On low-budget shopping for her first red carpets… All second-hand stores. I would pair ‘40s dresses with socks and high heels. Some of my kids still go to thrift shops to find interesting vintage pieces. [The 1988 film] Bill Durham—that wardrobe was a lot of stuff that I pulled. To find a way to have some kind of character, if you can’t afford really beautiful pieces, I was young enough and it was fun to find vintage things, so that’s what I wore.
On work wear… I mostly wear jumpsuits. [For Ray Donovan], I liked the idea of looking pulled together, but I didn’t want to wear suits. The costume designer found every jumpsuit you could find. And I have a closet that’s full of jumpsuits. Stella McCartney, Saint Laurent. I have ones from 30 years ago from Agnès B. When you have to use the bathroom on an airplane it’s really difficult, but otherwise I love jumpsuits.

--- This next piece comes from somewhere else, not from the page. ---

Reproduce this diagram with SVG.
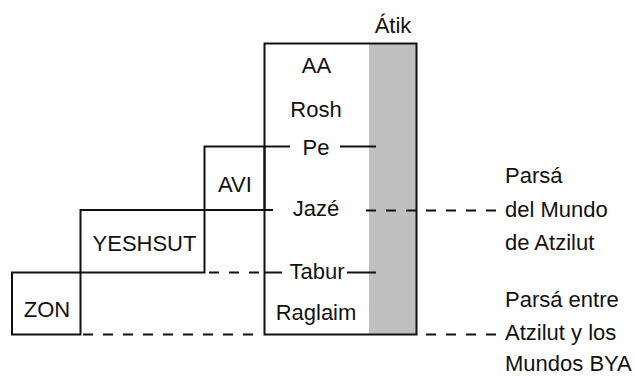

On being an entrepreneur… Now I’m kind of disassociated from SPiN because it has spun into an area where we have artistic differences, although they’re making lots of money. I thought it was such a great idea. I love the game, and I like that sense of community. We gave tables away and started clubs and leagues in, like, 50 underserved schools. Now, it’s become a lucrative business but not necessarily the community that I envisioned.
On her latest investments… I have documentaries that I’m part of. I did a really great one on [Golden Age actress] Hedy Lamarr. That was important because it was about a female inventor/movie star that didn’t get credit for what she did. I did another one, Soufra, which was about the most unlikely women entrepreneurs in Beirut, who got a food truck and became caterers. We’re trying to find distribution.
On equal pay… It’s a hard rule to enforce. And in this business, it’s so subjective. You can’t expect a young starlet to get the same as Tom Cruise. There are certain stars in this business getting mega salaries, but as a whole, not just women, I think that it’s become harder to get your price. I’d like to know what everybody got for Black Panther. I hope they did what they did with Star Wars, where they gave [the cast] a piece afterwards, because it turned out to be such a hit, which most of the time you never see. But I’m sure everyone would’ve taken anything to be in that movie because it was going to be so special. Would you really turn down that movie because they didn’t come up to your quote? Of course not.